STATED TASK —
Begin with the first line and repeat exactly through the line containing "2.399e-10, 2.5e-10, 2.624e-10];"; leave every image out.

RECORDED INFORMATION —
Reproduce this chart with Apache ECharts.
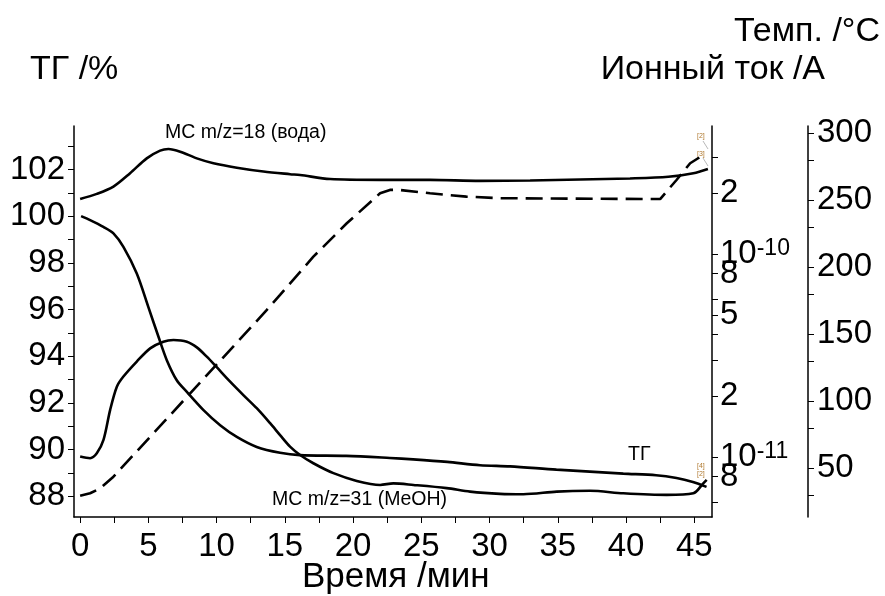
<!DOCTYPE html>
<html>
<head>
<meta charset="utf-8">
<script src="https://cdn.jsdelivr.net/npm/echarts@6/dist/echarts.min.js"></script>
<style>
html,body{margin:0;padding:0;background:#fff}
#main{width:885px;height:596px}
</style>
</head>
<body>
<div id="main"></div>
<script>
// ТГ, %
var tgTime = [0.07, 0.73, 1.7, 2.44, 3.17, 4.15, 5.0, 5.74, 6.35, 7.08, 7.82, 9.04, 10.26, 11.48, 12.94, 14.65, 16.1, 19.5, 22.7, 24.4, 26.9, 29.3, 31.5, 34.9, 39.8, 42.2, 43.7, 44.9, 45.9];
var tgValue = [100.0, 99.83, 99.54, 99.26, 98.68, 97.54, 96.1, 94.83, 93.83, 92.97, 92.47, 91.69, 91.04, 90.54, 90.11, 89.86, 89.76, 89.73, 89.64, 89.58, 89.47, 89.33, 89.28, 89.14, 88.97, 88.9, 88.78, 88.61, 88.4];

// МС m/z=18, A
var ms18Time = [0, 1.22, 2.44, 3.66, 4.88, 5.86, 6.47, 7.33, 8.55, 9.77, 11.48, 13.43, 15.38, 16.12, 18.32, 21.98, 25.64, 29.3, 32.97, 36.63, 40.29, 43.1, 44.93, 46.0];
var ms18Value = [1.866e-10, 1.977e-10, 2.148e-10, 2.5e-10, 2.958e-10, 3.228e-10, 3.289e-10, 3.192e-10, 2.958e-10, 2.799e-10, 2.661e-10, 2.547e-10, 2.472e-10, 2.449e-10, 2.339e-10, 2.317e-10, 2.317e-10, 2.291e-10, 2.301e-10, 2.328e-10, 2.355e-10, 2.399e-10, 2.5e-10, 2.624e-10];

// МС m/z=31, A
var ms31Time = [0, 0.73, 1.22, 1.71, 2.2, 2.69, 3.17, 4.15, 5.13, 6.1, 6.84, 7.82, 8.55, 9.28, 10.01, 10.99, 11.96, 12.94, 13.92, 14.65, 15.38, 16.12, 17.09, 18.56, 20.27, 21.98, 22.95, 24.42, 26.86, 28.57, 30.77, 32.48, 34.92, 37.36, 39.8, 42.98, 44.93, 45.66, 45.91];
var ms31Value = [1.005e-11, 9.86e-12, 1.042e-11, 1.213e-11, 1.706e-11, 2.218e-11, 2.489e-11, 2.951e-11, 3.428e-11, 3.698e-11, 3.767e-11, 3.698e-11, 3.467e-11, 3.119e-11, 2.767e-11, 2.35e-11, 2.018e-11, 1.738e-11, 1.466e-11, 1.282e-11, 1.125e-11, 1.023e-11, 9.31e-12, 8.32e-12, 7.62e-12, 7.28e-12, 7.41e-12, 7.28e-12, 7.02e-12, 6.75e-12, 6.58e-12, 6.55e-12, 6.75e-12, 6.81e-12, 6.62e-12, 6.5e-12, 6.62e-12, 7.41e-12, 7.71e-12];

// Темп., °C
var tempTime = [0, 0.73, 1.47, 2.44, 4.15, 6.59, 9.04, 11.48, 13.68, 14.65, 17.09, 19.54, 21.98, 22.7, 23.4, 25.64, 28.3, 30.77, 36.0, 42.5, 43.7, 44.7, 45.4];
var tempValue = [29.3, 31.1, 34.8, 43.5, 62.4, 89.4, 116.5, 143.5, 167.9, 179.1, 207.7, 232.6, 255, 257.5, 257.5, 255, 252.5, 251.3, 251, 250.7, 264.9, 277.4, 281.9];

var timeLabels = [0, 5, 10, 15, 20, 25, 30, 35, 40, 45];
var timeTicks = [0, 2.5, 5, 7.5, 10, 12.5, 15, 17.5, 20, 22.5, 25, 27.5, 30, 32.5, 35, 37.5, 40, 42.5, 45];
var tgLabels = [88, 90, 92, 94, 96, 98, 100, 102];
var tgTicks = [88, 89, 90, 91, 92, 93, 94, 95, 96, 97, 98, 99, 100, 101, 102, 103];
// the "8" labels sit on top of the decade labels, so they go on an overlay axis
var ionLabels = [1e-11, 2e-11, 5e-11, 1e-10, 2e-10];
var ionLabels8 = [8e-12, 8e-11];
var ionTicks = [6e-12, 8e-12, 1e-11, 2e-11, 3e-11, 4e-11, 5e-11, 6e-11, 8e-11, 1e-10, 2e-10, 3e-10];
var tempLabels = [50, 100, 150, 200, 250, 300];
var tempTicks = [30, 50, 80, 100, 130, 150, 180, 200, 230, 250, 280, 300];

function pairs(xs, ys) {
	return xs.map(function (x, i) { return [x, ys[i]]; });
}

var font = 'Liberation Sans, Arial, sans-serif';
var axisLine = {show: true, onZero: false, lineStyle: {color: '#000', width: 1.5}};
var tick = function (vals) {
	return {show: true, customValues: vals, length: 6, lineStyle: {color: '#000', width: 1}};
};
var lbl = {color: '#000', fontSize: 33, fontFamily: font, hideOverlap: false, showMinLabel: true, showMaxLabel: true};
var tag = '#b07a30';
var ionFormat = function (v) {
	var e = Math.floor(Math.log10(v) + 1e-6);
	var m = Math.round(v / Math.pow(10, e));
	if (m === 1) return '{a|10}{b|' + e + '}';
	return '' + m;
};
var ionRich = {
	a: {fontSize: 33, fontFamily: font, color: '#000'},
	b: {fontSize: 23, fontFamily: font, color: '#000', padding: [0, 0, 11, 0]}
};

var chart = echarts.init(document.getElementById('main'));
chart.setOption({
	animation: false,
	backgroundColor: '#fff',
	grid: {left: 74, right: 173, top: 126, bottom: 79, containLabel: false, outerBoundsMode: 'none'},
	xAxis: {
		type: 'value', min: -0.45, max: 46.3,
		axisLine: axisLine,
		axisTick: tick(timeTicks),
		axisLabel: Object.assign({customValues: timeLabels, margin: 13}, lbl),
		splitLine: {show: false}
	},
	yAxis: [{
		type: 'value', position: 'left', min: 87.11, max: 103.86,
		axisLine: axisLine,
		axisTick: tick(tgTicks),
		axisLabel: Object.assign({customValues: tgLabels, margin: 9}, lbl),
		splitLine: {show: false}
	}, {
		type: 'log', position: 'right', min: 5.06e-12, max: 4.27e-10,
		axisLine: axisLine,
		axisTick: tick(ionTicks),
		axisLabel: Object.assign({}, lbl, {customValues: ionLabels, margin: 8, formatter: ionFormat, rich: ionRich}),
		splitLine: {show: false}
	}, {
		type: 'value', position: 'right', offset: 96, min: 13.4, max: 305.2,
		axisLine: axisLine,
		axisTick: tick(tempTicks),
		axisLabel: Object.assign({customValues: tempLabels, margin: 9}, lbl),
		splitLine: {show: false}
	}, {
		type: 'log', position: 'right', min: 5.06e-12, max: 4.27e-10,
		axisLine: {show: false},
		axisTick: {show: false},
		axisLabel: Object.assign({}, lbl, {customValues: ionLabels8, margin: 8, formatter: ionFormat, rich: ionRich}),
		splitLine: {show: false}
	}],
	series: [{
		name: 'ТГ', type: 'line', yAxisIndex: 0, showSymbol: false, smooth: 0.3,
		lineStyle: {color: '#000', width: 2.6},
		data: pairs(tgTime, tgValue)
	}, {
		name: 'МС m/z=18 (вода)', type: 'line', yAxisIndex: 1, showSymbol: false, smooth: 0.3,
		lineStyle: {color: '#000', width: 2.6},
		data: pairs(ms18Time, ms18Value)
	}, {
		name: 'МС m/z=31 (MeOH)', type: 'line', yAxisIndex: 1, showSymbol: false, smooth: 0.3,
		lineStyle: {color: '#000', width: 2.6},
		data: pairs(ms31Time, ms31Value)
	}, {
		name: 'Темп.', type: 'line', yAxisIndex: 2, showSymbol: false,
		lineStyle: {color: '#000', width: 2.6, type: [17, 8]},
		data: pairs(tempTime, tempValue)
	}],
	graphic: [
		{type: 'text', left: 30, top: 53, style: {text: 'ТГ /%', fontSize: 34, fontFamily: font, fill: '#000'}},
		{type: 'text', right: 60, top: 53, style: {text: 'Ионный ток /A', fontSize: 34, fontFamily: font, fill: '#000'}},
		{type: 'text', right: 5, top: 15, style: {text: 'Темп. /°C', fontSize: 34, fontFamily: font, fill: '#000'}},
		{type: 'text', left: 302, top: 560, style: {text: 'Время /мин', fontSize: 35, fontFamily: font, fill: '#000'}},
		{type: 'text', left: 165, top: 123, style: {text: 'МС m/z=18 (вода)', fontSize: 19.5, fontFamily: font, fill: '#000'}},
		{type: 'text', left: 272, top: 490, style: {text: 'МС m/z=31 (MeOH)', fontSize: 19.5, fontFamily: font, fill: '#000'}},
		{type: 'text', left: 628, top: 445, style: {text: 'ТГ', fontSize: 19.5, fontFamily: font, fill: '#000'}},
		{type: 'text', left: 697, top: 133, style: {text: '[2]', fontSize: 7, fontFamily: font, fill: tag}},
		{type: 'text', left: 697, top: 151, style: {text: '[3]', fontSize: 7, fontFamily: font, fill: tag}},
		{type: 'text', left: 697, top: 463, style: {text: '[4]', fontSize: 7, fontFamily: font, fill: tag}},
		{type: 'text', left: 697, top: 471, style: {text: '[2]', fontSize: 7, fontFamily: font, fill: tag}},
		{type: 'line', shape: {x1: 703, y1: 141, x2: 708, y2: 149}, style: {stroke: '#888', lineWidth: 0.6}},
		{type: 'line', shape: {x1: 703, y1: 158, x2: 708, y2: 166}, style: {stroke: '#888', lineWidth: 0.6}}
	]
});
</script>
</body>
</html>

SOLUTION —
Reproduce this chart with Apache ECharts.
<!DOCTYPE html>
<html>
<head>
<meta charset="utf-8">
<script src="https://cdn.jsdelivr.net/npm/echarts@6/dist/echarts.min.js"></script>
<style>
html,body{margin:0;padding:0;background:#fff}
#main{width:885px;height:596px}
</style>
</head>
<body>
<div id="main"></div>
<script>
// ТГ, %
var tgTime = [0.07, 0.73, 1.7, 2.44, 3.17, 4.15, 5.0, 5.74, 6.35, 7.08, 7.82, 9.04, 10.26, 11.48, 12.94, 14.65, 16.1, 19.5, 22.7, 24.4, 26.9, 29.3, 31.5, 34.9, 39.8, 42.2, 43.7, 44.9, 45.9];
var tgValue = [100.0, 99.83, 99.54, 99.26, 98.68, 97.54, 96.1, 94.83, 93.83, 92.97, 92.47, 91.69, 91.04, 90.54, 90.11, 89.86, 89.76, 89.73, 89.64, 89.58, 89.47, 89.33, 89.28, 89.14, 88.97, 88.9, 88.78, 88.61, 88.4];

// МС m/z=18, A
var ms18Time = [0, 1.22, 2.44, 3.66, 4.88, 5.86, 6.47, 7.33, 8.55, 9.77, 11.48, 13.43, 15.38, 16.12, 18.32, 21.98, 25.64, 29.3, 32.97, 36.63, 40.29, 43.1, 44.93, 46.0];
var ms18Value = [1.866e-10, 1.977e-10, 2.148e-10, 2.5e-10, 2.958e-10, 3.228e-10, 3.289e-10, 3.192e-10, 2.958e-10, 2.799e-10, 2.661e-10, 2.547e-10, 2.472e-10, 2.449e-10, 2.339e-10, 2.317e-10, 2.317e-10, 2.291e-10, 2.301e-10, 2.328e-10, 2.355e-10, 2.399e-10, 2.5e-10, 2.624e-10];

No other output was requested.